Vince’s father, Joshua Joy, learned the fundamentals of music in his home town of Marianopoli, Sicily, were music seemed to be part of the education of its young male population. But in addition to playing in various musical organizations in the Jamestown area, Joshua Joy extended his talents to play as a local with the small rodeo band that came to Gerry, NY for many summers. As Vince recalled, the rodeo band was similar to a circus band because it performed for the duration of the rodeo playing fast and furious without much interruption—demanding to say the least! Nevertheless, it was a musical challenge that Joshua Joy enjoyed for the seven or eight summers that he was part of it.
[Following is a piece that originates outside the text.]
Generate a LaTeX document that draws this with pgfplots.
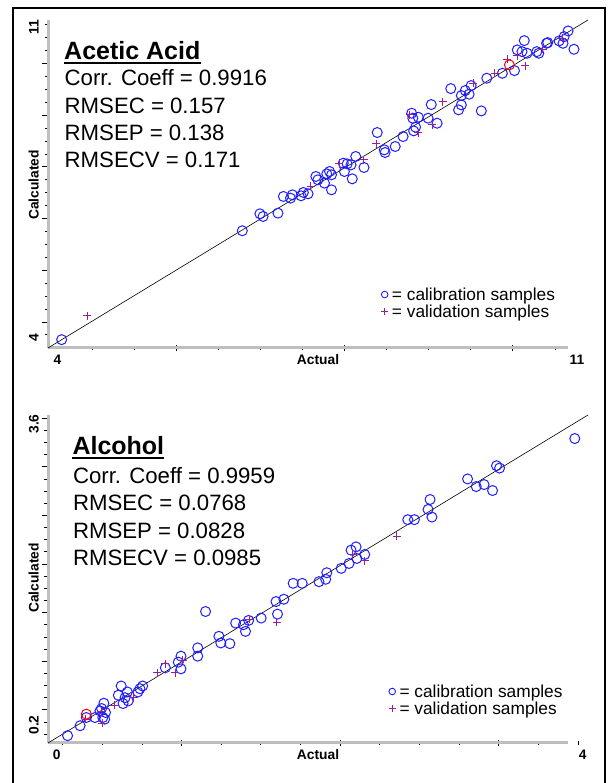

Two other members of the Imperial Band were remembered in my article “The Imperial Band” in my second book BROOKLYN SQUARE, THE LOST NEIGHBORHOOD, AND BEYOND (2013): John D’Angelo, an immigrant from Pratola Peligno, Italy, who played the clarinet and was the father of Frances D’Angelo, who followed a career in education in Jamestown, and Frank Fadale, an immigrant from Valledolmo, Sicily, who also played the clarinet and was the father of Carolyn Fadale Demarest, an RN and long-time Jamestown resident, having spent her early years on Victoria Avenue. All are deceased. But as I was preparing my book, two poignant recollections were recorded from the memories of the daughters of these men. Frances always remembered her father’s Imperial Band uniform that hung in a prominent place in the closet: a black gabardine suit with collar and cuffs in black velvet with a gold braid trim. Carolyn kept her father’s clarinet for all of her long life, 103 years, and whose daughter Carolyn Demarest Gold now possesses as a family keepsake. Memories of a band formed by immigrants and well kept by their descendants.